Lana Del Rey probably didn't actually write this song with Daisy in mind. She wrote it with frequent collaborator Rick Nowels which gives off the impression that it was written for either her first album or its accompanying EP, making it possibly ineligible for an Academy Award. A point of controversy is whether or not the song was finished beforehand. There's mention of Baz Luhrmann having re-written the song to better suit the film but he doesn't earn a writing credit. The song did not receive an Academy Award nomination so it's possible it was disqualified.

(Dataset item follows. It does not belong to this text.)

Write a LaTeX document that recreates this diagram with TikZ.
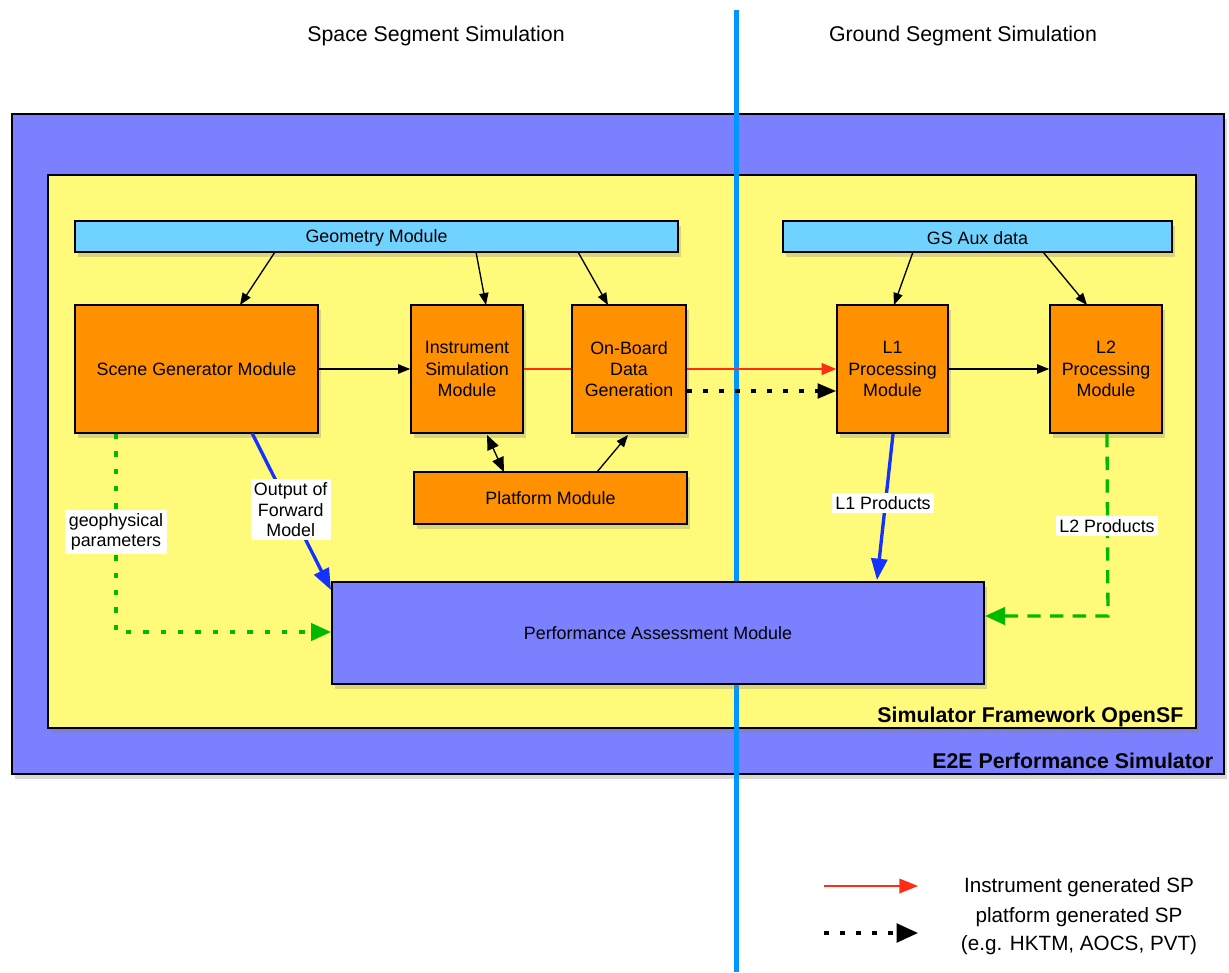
\documentclass[tikz,border=0pt]{standalone}
\usepackage{fontspec}
\setmainfont{Liberation Sans}
\usetikzlibrary{arrows.meta,shadows,fit,positioning}
\definecolor{outerblue}{RGB}{123,128,255}
\definecolor{ylw}{RGB}{255,250,122}
\definecolor{orng}{RGB}{255,145,0}
\definecolor{lblue}{RGB}{112,210,255}
\definecolor{vline}{RGB}{0,150,255}
\definecolor{redarr}{RGB}{255,45,20}
\definecolor{grn}{RGB}{0,185,0}
\definecolor{bluearr}{RGB}{20,50,255}
\tikzset{
  shad/.style={drop shadow={opacity=0.3,shadow xshift=2.5pt,shadow yshift=-4pt}},
  framebox/.style={draw=black,line width=1.2pt,inner sep=0pt,shad},
  modbox/.style={draw=black,line width=1.2pt,inner sep=0pt,align=center,shad},
  orangebox/.style={modbox,fill=orng},
  cyanbox/.style={modbox,fill=lblue},
  perfbox/.style={modbox,fill=outerblue},
  mtext/.style={align=center,font=\fontsize{13.4}{16}\selectfont},
  arr/.style={line width=1pt,-{Triangle[length=9pt,width=7pt]}},
  lbl/.style={fill=white,inner sep=2.5pt,align=center,font=\fontsize{13.4}{15.5}\selectfont},
  title/.style={font=\fontsize{16}{19}\selectfont},
  btitle/.style={font=\bfseries\fontsize{16}{19}\selectfont,anchor=base east},
}
\begin{document}
\begin{tikzpicture}[x=0.75pt,y=-0.75pt]
\useasboundingbox[fill=white] (0,0) rectangle (1229,972);
% frames
\node[framebox,fill=outerblue,fit={(12,114)(1224,774)}] (e2e) {};
\node[framebox,fill=ylw,fit={(48,175)(1196,728)}] (osf) {};
\node[btitle] (osft) at (1188,722) {Simulator Framework OpenSF};
\node[btitle] (e2et) at (1218,768) {E2E Performance Simulator};
% divider
\coordinate (vtop) at (736.5,10);
\coordinate (vbot) at (736.5,972);
\draw[vline,line width=3.5pt] (vtop) -- (vbot);
\node[title] (sst) at (436,36) {Space Segment Simulation};
\node[title] (gst) at (963,36) {Ground Segment Simulation};
% modules
\node[cyanbox,fit={(75,221)(678,252)}] (geo) {};
\node[mtext] (geot) at ([yshift=-1pt]geo.center) {Geometry Module};
\node[cyanbox,fit={(783,221)(1172,252)}] (gsa) {};
\node[mtext] (gsat) at ([yshift=-1pt]gsa.center) {GS Aux data};
\node[orangebox,fit={(75,305)(318,433)}] (scene) {};
\node[mtext] (scenet) at (scene.center) {Scene Generator Module};
\node[orangebox,fit={(411,305)(523,433)}] (inst) {};
\node[mtext] (instt) at (inst.center) {Instrument\\Simulation\\Module};
\node[orangebox,fit={(572,305)(686,433)}] (obd) {};
\node[mtext] (obdt) at (obd.center) {On-Board\\Data\\Generation};
\node[orangebox,fit={(414,472)(687,524)}] (plat) {};
\node[mtext] (platt) at (plat.center) {Platform Module};
\node[orangebox,fit={(837,305)(948,433)}] (l1) {};
\node[mtext] (l1t) at (l1.center) {L1\\Processing\\Module};
\node[orangebox,fit={(1050,305)(1162,433)}] (l2) {};
\node[mtext] (l2t) at (l2.center) {L2\\Processing\\Module};
\node[perfbox,fit={(332,582)(984,684)}] (perf) {};
\node[mtext] (perft) at (perf.center) {Performance Assessment Module};
% geometry arrows
\coordinate (g1) at (275,252); \coordinate (g1e) at (240,305);
\coordinate (g2) at (476,252); \coordinate (g2e) at (486,305);
\coordinate (g3) at (578,252); \coordinate (g3e) at (608,305);
\coordinate (a1) at (913,252); \coordinate (a1e) at (894,305);
\coordinate (a2) at (1043,252); \coordinate (a2e) at (1087,305);
\draw[arr] (g1) -- (g1e);
\draw[arr] (g2) -- (g2e);
\draw[arr] (g3) -- (g3e);
\draw[arr] (a1) -- (a1e);
\draw[arr] (a2) -- (a2e);
% horizontal flows
\draw[arr] (scene.east |- 0,369) -- (inst.west |- 0,369);
\draw[redarr,line width=1pt] (inst.east |- 0,369) -- (obd.west |- 0,369);
\draw[redarr,line width=1pt,-{Triangle[length=11pt,width=9pt]}] (obd.east |- 0,369) -- (l1.west |- 0,369);
\draw[line width=2.5pt,dash pattern=on 4pt off 8pt,-{Triangle[length=14pt,width=11pt]}] (obd.east |- 0,391) -- (l1.west |- 0,391);
\draw[arr] (l1.east |- 0,369) -- (l2.west |- 0,369);
% platform
\coordinate (p1) at (504,472); \coordinate (p1e) at (487,435);
\coordinate (p2) at (597,472); \coordinate (p2e) at (628,435);
\draw[line width=1pt,{Triangle[length=11pt,width=9pt]}-{Triangle[length=11pt,width=9pt]}] (p1) -- (p1e);
\draw[arr] (p2) -- (p2e);
% products
\coordinate (s1) at (252,433); \coordinate (s1e) at (331,590);
\draw[bluearr,line width=2.5pt,-{Triangle[length=16pt,width=12pt]}] (s1) -- (s1e) node[pos=0.49,lbl,text=black] (ofm) {Output of\\Forward\\Model};
\coordinate (s2) at (116,434); \coordinate (s2c) at (116,632); \coordinate (s2e) at (331,632);
\draw[grn,line width=2.5pt,dash pattern=on 4pt off 9pt,-{Triangle[length=15pt,width=13pt]}] (s2) -- (s2c) -- (s2e);
\node[lbl] (geoph) at (116,532) {geophysical\\parameters};
\coordinate (l1s) at (893,434); \coordinate (l1e) at (877,580);
\draw[bluearr,line width=2.5pt,-{Triangle[length=16pt,width=12pt]}] (l1s) -- (l1e);
\node[lbl] (l1p) at (883,503) {L1 Products};
\coordinate (l2s) at (1107,434); \coordinate (l2c) at (1108,616); \coordinate (l2e) at (985,616);
\draw[grn,line width=2.5pt,dash pattern=on 10pt off 7pt,-{Triangle[length=15pt,width=13pt]}] (l2s) -- (l2c) -- (l2e);
\node[lbl] (l2p) at (1107,526) {L2 Products};
% legend
\coordinate (lg1) at (824,886); \coordinate (lg1e) at (918,886);
\coordinate (lg2) at (824,933); \coordinate (lg2e) at (918,933);
\draw[redarr,line width=1pt,-{Triangle[length=14pt,width=11pt]}] (lg1) -- (lg1e);
\draw[line width=2.5pt,dash pattern=on 4pt off 8pt,-{Triangle[length=16pt,width=14pt]}] (lg2) -- (lg2e);
\node[font=\fontsize{15.5}{18}\selectfont] (lgt1) at (1079,887) {Instrument generated SP};
\node[font=\fontsize{15.5}{21}\selectfont,align=center] (lgt2) at (1079,931) {platform generated SP\\(e.g. HKTM, AOCS, PVT)};
\end{tikzpicture}
\end{document}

In what I can only attribute as Australia patting its own industry on the back, this song was remarkably successful and became Lana Del Rey's first ever top 10 hit. It's still the only one of her four top 10 hits that doesn't feel like she's just technically credited while someone else is driving. It became a top 10 hit for a second time thanks to Cedric Gervais working the same remix trick he did with "Summertime Sadness". That remix is so utterly forgotten that it's been outstreamed by the orchestral version from the film soundtrack, and beaten fiftyfold by the original. In typical ARIA fashion, the single went 10 times platinum in 2024, with Cedric Gervais still being credited. In triple j's Hottest 100, it came within one place of matching "Video Games" as her highest polling song to date, she's not made the top 20 since.

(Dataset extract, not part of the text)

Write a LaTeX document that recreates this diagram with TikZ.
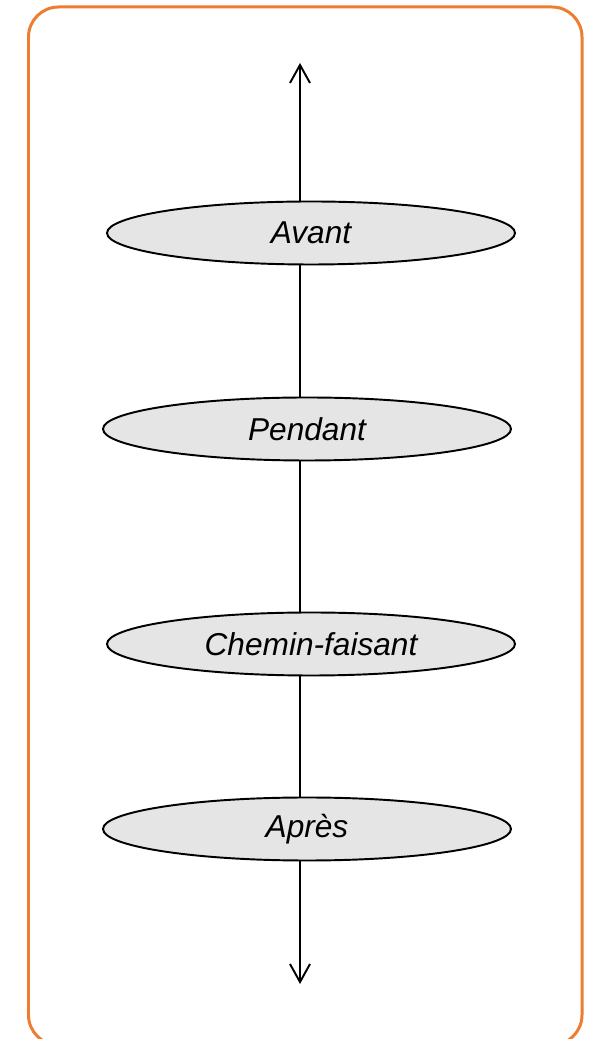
\documentclass[tikz,border=0pt]{standalone}
\usepackage{fontspec}
\setmainfont{Liberation Sans}
\usetikzlibrary{shapes.geometric,arrows.meta}
\definecolor{cadre}{HTML}{ED7D31}
\begin{document}
\begin{tikzpicture}[
  phase/.style={ellipse, draw=black, line width=1.1pt, fill=gray!20,
    minimum width=8.16cm, minimum height=1.26cm, inner sep=0pt,
    font=\fontsize{18}{20}\selectfont\itshape}
]
\useasboundingbox (0,0) rectangle (11.86,20.78);
\clip (0,0) rectangle (11.86,20.78);

\draw[color=cadre, line width=1.7pt, rounded corners=0.6cm] (0.57,-0.12) rectangle (11.64,20.64);

\coordinate (haut) at (6,19.52);
\coordinate (bas) at (6,1.1);

\draw[line width=1.1pt, {Straight Barb[length=3.6mm,width=4mm]}-{Straight Barb[length=3.6mm,width=4mm]}] (bas) -- (haut);

\node[phase] (avant) at (6.22,16.12) {Avant};

\node[phase] (pendant) at (6.14,12.2) {Pendant};

\node[phase] (chemin) at (6.22,7.9) {Chemin-faisant};

\node[phase] (apres) at (6.14,4.2) {Après};

\end{tikzpicture}
\end{document}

I just don't feel very strongly about the song itself, and it has me at odds with trying to understand what people want from Lana Del Rey, or music in general. The orchestral bombast just feels a little bit empty, and it's in service of one of Lana's most unsatisfying melodies. Not terrible, but its pecking order of persistent popularity in her discography has me more prone to picking apart its problems.